Wednesday, March 18, 2015

The Bechdel Test

The Bechdel test: Requires that a work of fiction have at least two women who talk to each other about something other than a man. It's especially good to name these women.

I think Allie's done Bechdel-fail projects herself, though not without a grudge.

This past Friday when I learned of the Bechdel test from Allie MacDonald on Twitter I was impressed. I could never have predicted such an educational and soul-stirring moment. I quickly said that my writing passes. I was lying to myself, first, and secondly to any who read that (mainly her). I wanted to believe it and my first serious fictional work from a few years ago did pass, that's what I was thinking of. However, so many have not since. Granted, I've only been writing really short stories in prose, which have (or are likely to ever have) virtually no impact on Hollywood casting, but it does have an impact on female awareness and self-worth. Allie's concerns about the test were primarily practical reasons relating to role availability and, therefore, job opportunities. I'm sure that artistic concerns are in there somewhere as well.

Nevertheless, I shall endeavor to make every work of mine a shrine to the Bechdel test (and then some) from now on. Writing women is a double-edged sword; if you don't write them at all then you're some kind of jerk; if you write them ineffectively then you are clueless. It's hard to write women for many men. Although with Twitter and Facebook and Instagram and Keek and Youtube it shouldn't be too difficult, but sometimes the exact women you want to write aren't easily found on these sites or other documents.

Sometimes a man also desires to portray women as only he knows how and not as women would like. There is a raw brutality to this kind of unfiltered art. A brutality I shall refrain from.

There is folly in the test. Take a film like Gravity; Sandra Bullock's vast domination of screen time, largely untethered to men, made a great statement about the value of women in cinema.  The Bechdel criteria becomes moot next to the victory of having a film featuring a single woman (and nobody else) throughout the majority of the film.

However, now the thunderstorm-irony of fate rains down and announces revelations.  I am a man and I was drawn to Allie, initially, for the physical and biological reasons.  However, it was the sense of personality and soul that made me take the first steps.  Nonetheless, had it not been for my male determination to captivate and impress and win Allie then I would still be ignorant of the Bechdel test.  Had it not been for this BS-purveying roommate-and-writer, I would still be ignorant.  Had it not been for Allie's interaction with this guy and, indirectly, me, I would still be ignorant.  If I was to fictionalize the above,  despite how good and true the material is, it would fail because Allie is talking about and largely to men.  And to this man, the most interesting possible arc involves, errrrrr, a man.  Damn it. 

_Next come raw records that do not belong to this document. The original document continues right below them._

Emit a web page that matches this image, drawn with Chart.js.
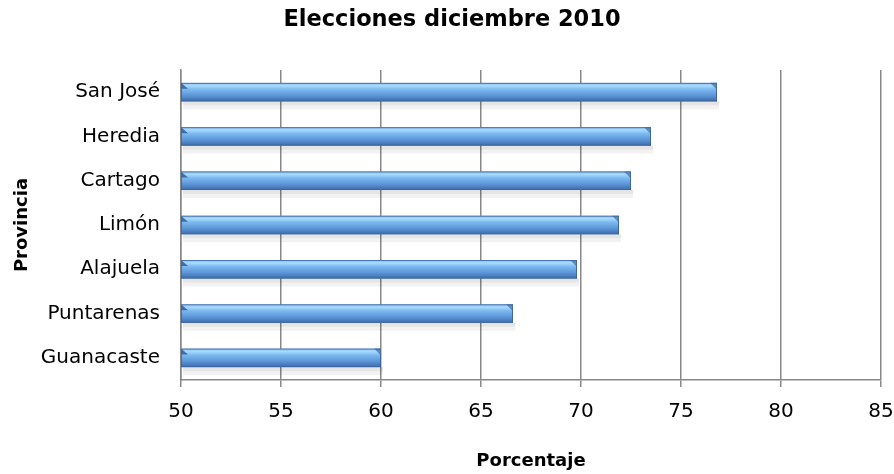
<!DOCTYPE html>
<html>
<head>
<meta charset="utf-8">
<script src="https://cdn.jsdelivr.net/npm/chart.js@4"></script>
<style>
  html, body { margin: 0; padding: 0; background: #fff; }
  #wrap { width: 894px; height: 474px; }
</style>
</head>
<body>
<div id="wrap"><canvas id="chart"></canvas></div>
<script>
// data
const provincias = ['San José', 'Heredia', 'Cartago', 'Limón', 'Alajuela', 'Puntarenas', 'Guanacaste'];
const porcentajes = [76.8, 73.5, 72.5, 71.9, 69.8, 66.6, 60.0];
const xTicks = [50, 55, 60, 65, 70, 75, 80, 85];

const fontFam = "'DejaVu Sans', Verdana, sans-serif";

// glossy look for the bars: shadow underneath, gradient on top
const glossyBars = {
    id: 'glossyBars',
    beforeDatasetsDraw(chart) {
        const ctx = chart.ctx;
        const meta = chart.getDatasetMeta(0);
        const minX = chart.chartArea.left;
        ctx.save();
        meta.data.forEach(bar => {
            const h = bar.height;
            const top = bar.y - h / 2;
            const left = Math.max(bar.base, minX);
            ctx.fillStyle = 'rgba(0,0,0,0.10)';
            ctx.fillRect(left + 2, top + h, bar.x - left, 4);
            ctx.fillStyle = 'rgba(0,0,0,0.05)';
            ctx.fillRect(left + 2, top + h + 4, bar.x - left, 4);
        });
        ctx.restore();
    },
    afterDatasetsDraw(chart) {
        const ctx = chart.ctx;
        const meta = chart.getDatasetMeta(0);
        const minX = chart.chartArea.left;
        ctx.save();
        meta.data.forEach(bar => {
            const h = bar.height;
            const top = bar.y - h / 2;
            const left = Math.max(bar.base, minX);
            const right = bar.x;
            const g = ctx.createLinearGradient(0, top, 0, top + h);
            g.addColorStop(0, '#7fb6ea');
            g.addColorStop(0.15, '#a9dbff');
            g.addColorStop(0.35, '#7cb9f0');
            g.addColorStop(0.7, '#5a93d6');
            g.addColorStop(1, '#3c6aa8');
            ctx.fillStyle = g;
            ctx.fillRect(left, top, right - left, h);
            // bevelled end caps
            ctx.fillStyle = 'rgba(40,80,140,0.55)';
            ctx.beginPath();
            ctx.moveTo(right - 7, top);
            ctx.lineTo(right, top);
            ctx.lineTo(right, top + h);
            ctx.lineTo(right - 1, top + h);
            ctx.lineTo(right - 1, top + 6);
            ctx.closePath();
            ctx.fill();
            ctx.fillStyle = 'rgba(30,70,130,0.7)';
            ctx.beginPath();
            ctx.moveTo(left, top);
            ctx.lineTo(left + 7, top + 6);
            ctx.lineTo(left, top + 6);
            ctx.closePath();
            ctx.fill();
            ctx.strokeStyle = 'rgba(60,100,160,0.8)';
            ctx.lineWidth = 1;
            ctx.strokeRect(left + 0.5, top + 0.5, right - left - 1, h - 1);
        });
        ctx.restore();
    }
};

new Chart(document.getElementById('chart'), {
    type: 'bar',
    data: {
        labels: provincias,
        datasets: [{
            label: 'Porcentaje',
            data: porcentajes,
            backgroundColor: 'rgba(0,0,0,0)',
            borderWidth: 0,
            barPercentage: 0.84,
            categoryPercentage: 0.5
        }]
    },
    options: {
        indexAxis: 'y',
        responsive: true,
        maintainAspectRatio: false,
        animation: false,
        layout: { padding: { left: 12, right: 2, top: 0, bottom: 2 } },
        scales: {
            x: {
                min: 50,
                max: 85,
                afterBuildTicks: axis => { axis.ticks = xTicks.map(v => ({ value: v })); },
                afterFit: axis => { axis.height = 92; axis.paddingRight = 13; },
                grid: { color: '#878787', lineWidth: 1.5, tickLength: 7, tickColor: '#878787' },
                border: { color: '#878787', width: 1.5 },
                ticks: { color: '#000', font: { family: fontFam, size: 20 }, padding: 13 },
                title: {
                    display: true, text: 'Porcentaje', color: '#000',
                    font: { family: fontFam, size: 18, weight: 'bold' },
                    padding: { top: 16, bottom: 0 }
                }
            },
            y: {
                afterFit: axis => { axis.width = 169; },
                grid: { display: false, drawTicks: false },
                border: { color: '#878787', width: 1.5 },
                ticks: { color: '#000', font: { family: fontFam, size: 20 }, padding: 21 },
                title: {
                    display: true, text: 'Provincia', color: '#000',
                    font: { family: fontFam, size: 18, weight: 'bold' },
                    padding: { top: 0, bottom: 0 }
                }
            }
        },
        plugins: {
            legend: { display: false },
            tooltip: { enabled: false },
            title: {
                display: true,
                text: 'Elecciones diciembre 2010',
                color: '#000',
                font: { family: fontFam, size: 22.5, weight: 'bold' },
                padding: { top: 7, bottom: 36 }
            }
        }
    },
    plugins: [glossyBars]
});
</script>
</body>
</html>
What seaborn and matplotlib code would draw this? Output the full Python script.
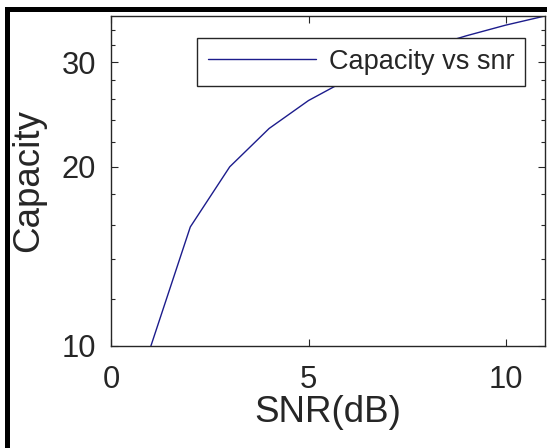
import matplotlib
matplotlib.use("Agg")
import matplotlib.pyplot as plt
import matplotlib.ticker as mticker
from matplotlib.patches import Rectangle
import seaborn as sns

# data
snr_db = [1, 2, 3, 4, 5, 6, 7, 8, 9, 10, 11]
capacity = [10.0, 15.85, 20.0, 23.2, 25.85, 28.07, 30.0, 31.7, 33.2, 34.6, 35.85]
y_major = [10, 20, 30]
y_minor = [12, 14, 16, 18, 22, 24, 26, 28, 32, 34]
x_major = [0, 5, 10]

sns.set_theme(style="ticks")
plt.rcParams['font.family'] = ['Liberation Sans', 'DejaVu Sans']

fig = plt.figure(figsize=(5.47, 4.48), dpi=100)
ax = fig.add_axes([0.2038, 0.2277, 0.7925, 0.7366])

sns.lineplot(x=snr_db, y=capacity, color='#1c1c8c', linewidth=1.0,
             label='Capacity vs snr', ax=ax)

ax.set_yscale('log')
ax.set_xlim(0, 11)
ax.set_ylim(10, 35.85)

ax.yaxis.set_major_locator(mticker.FixedLocator(y_major))
ax.yaxis.set_minor_locator(mticker.FixedLocator(y_minor))
ax.yaxis.set_major_formatter(mticker.FixedFormatter([str(v) for v in y_major]))
ax.yaxis.set_minor_formatter(mticker.NullFormatter())
ax.xaxis.set_major_locator(mticker.FixedLocator(x_major))

dark = '#262626'
for s in ax.spines.values():
    s.set_visible(True)
    s.set_color(dark)
    s.set_linewidth(1.0)

ax.tick_params(which='both', direction='in', top=True, right=True,
               colors=dark, labelsize=22.3, width=0.8)
ax.tick_params(which='major', length=5)
ax.tick_params(which='minor', length=3)
ax.tick_params(axis='x', which='major', pad=14)
ax.tick_params(axis='y', which='major', pad=11)

ax.set_xlabel('SNR(dB)', fontsize=26.5, color=dark, labelpad=0)
ax.set_ylabel('Capacity', fontsize=26.5, color=dark, labelpad=11)

leg = ax.legend(loc='upper right', bbox_to_anchor=(0.954, 0.933),
                borderaxespad=0, fontsize=19.5, handlelength=4.0,
                handletextpad=0.45, borderpad=0.4, fancybox=False,
                framealpha=1, edgecolor=dark)
leg.get_frame().set_linewidth(1.0)
for t in leg.get_texts():
    t.set_color(dark)

# black frame around the screenshot
fig.patches.append(Rectangle((7 / 547, -0.1), 1.2, (448 - 9.5) / 448 + 0.1,
                             transform=fig.transFigure, fill=False,
                             edgecolor='black', linewidth=3.6, zorder=10))

fig.savefig('out.png', dpi=100)
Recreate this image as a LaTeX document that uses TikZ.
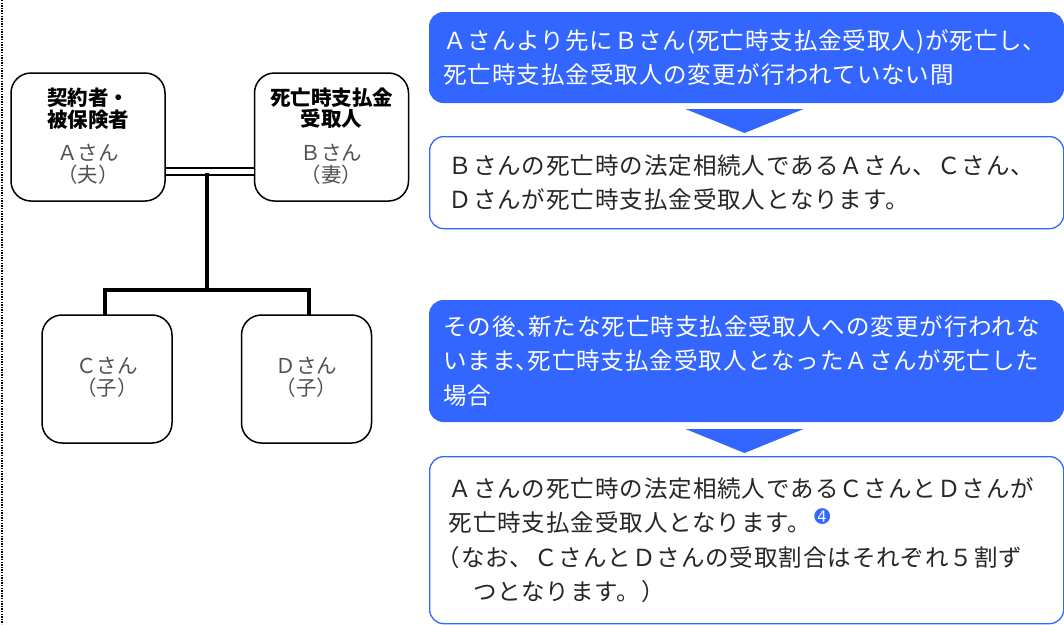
\documentclass[tikz,border=0pt]{standalone}
\usepackage{fontspec}
\usetikzlibrary{calc}
\setmainfont{Noto Sans CJK JP}
\newfontfamily\jpsp{Noto Sans CJK JP}[LetterSpace=4]
\newfontfamily\dingf{DejaVu Sans}
\definecolor{mblue}{RGB}{51,102,255}
\definecolor{tgray}{RGB}{38,38,38}
\definecolor{ngray}{RGB}{80,80,80}
\begin{document}
\begin{tikzpicture}[x=1pt,y=-1pt,
  person/.style={draw=black, line width=1.5pt, rounded corners=20pt, minimum width=154pt, minimum height=128pt, inner sep=0pt},
  kid/.style={person, minimum width=130pt},
  headtxt/.style={font=\fontsize{20.5}{21.5}\selectfont\bfseries, text=black, align=center, inner sep=0pt},
  nametxt/.style={font=\fontsize{20.5}{22}\selectfont, text=ngray, align=center, inner sep=0pt},
  bluebox/.style={fill=mblue, draw=mblue, line width=1pt, rounded corners=14pt, text=white, anchor=north west, align=left, text width=606pt, inner xsep=14pt, inner ysep=0pt, minimum width=634pt, font=\jpsp\fontsize{23.5}{34.5}\selectfont},
  whitebox/.style={fill=white, draw=mblue, line width=1.3pt, rounded corners=14pt, text=tgray, anchor=north west, align=left, text width=596pt, inner xsep=19pt, inner ysep=0pt, minimum width=634pt, font=\jpsp\fontsize{23.5}{34.5}\selectfont},
  link/.style={line width=4pt, line join=miter, line cap=rect},
  tri/.style={fill=mblue}
]
\useasboundingbox (0,0) rectangle (1064,624);
\draw[line width=1.3pt, dash pattern=on 1.3pt off 1.3pt] (2,0) -- (2,624);

% family boxes
\node[person] (A) at (88,137) {};
\node[person] (B) at (331.5,137) {};
\node[kid] (C) at (107,379) {};
\node[kid] (D) at (306.5,379) {};

\node[headtxt] (Ah) at (88,109) {契約者・\\被保険者};
\node[nametxt] (An) at (88,164) {Ａさん\\（夫）};
\node[headtxt] (Bh) at (331.5,108) {死亡時支払金\\受取人};
\node[nametxt] (Bn) at (331.5,164) {Ｂさん\\（妻）};
\node[nametxt] (Cn) at (107,377) {Ｃさん\\（子）};
\node[nametxt] (Dn) at (306.5,377) {Ｄさん\\（子）};

% connectors
\path (A.east) ++(0,34.5) coordinate (a1);
\draw[line width=2.2pt, double distance=4.5pt] (a1) -- (a1 -| B.west);
\coordinate (m) at (207,175);
\coordinate (j) at (207,290);
\draw[link] (m) -- (j);
\draw[link] (C.north) ++(-2,0) coordinate (c1) |- (j) -| ($(D.north)+(2,0)$) coordinate (d1);

% right side
\node[bluebox, minimum height=90pt] (s1) at (429,12)
  {Ａさんより先にＢさん(死亡時支払金受取人)が死亡し、\\死亡時支払金受取人の変更が行われていない間};
\node[whitebox, minimum height=92pt] (s2) at (429,136)
  {Ｂさんの死亡時の法定相続人であるＡさん、Ｃさん、\\Ｄさんが死亡時支払金受取人となります。};
\node[bluebox, minimum height=121pt] (s3) at (429,300)
  {その後、\kern-.5em新たな死亡時支払金受取人への変更が行われな\\いまま、\kern-.5em死亡時支払金受取人となったＡさんが死亡した\\場合};
\node[whitebox, minimum height=167pt] (s4) at (429,456)
  {Ａさんの死亡時の法定相続人であるＣさんとＤさんが\\死亡時支払金受取人となります。\kern3pt\smash{\raisebox{8.5pt}{\dingf\fontsize{19}{19}\selectfont\textcolor{mblue}{➍}}}\\\hspace*{-12pt}（なお、ＣさんとＤさんの受取割合はそれぞれ５割ず\\　つとなります。）};

\fill[tri] ($(s1.south)+(-61,6)$) -- ($(s1.south)+(57,6)$) -- ($(s1.south)+(-2,30)$) -- cycle;
\fill[tri] ($(s3.south)+(-61,7)$) -- ($(s3.south)+(57,7)$) -- ($(s3.south)+(-2,31)$) -- cycle;
\end{tikzpicture}
\end{document}
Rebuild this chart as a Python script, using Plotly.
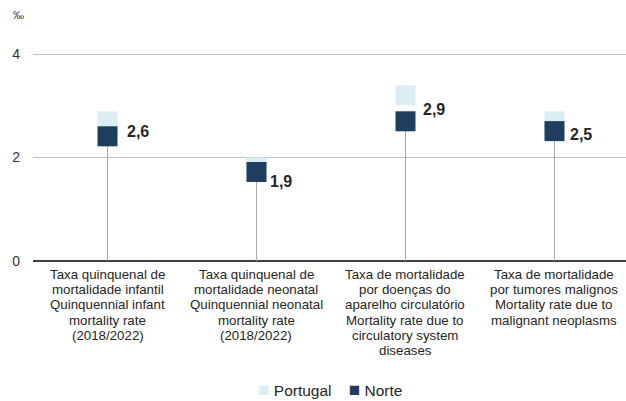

However, it's okay to have the moment above so long as Allie's picking up her dry-cleaning and talking about her progress in cracking the next big mathematical equation as a completely self-taught mathematician and the dry-cleaner talks about having dropped all her Red Vines at the Grand Canyon that past weekend, then we have a winner.  Actually, maybe these sweeties are already worming their way into my heart.

Ultimately, Allie and the Bechdel test got me thinking and realizing and writing (yet again).  My fictional writing will forever be better thanks to that fateful night on Twitter.

However, let's put out the opposite: a test that requires that at least two men have a conversation about something other than a woman.  Sometimes there is a also requirement that the men must be named.

Personally, I'm okay if the men never shut up about women, every aspect of them.  Why shouldn't men revolve around women.  Why is it that women are the default revolvers?  Sometimes that woman is the only thing worthy of breath, even if a woman never feels that way about a man.  Of course, women do have those periods.  Men can talk about football and jellybeans and bacteria and spiral-ring notebooks, but ultimately isn't it defiance?  Defiance of what really matters, so much that they dare not acknowledge it for fear of the unrequited.

Bechdel is a good guide and a good challenge and here's to good times ahead.

1 comment:

  1. What role Kool-Aid played in these events, I cannot know, but I know that Kool-Aid was indeed a vital player in the chain of events that led to my awareness of Bechdel and my related proposal thus. Insiders only.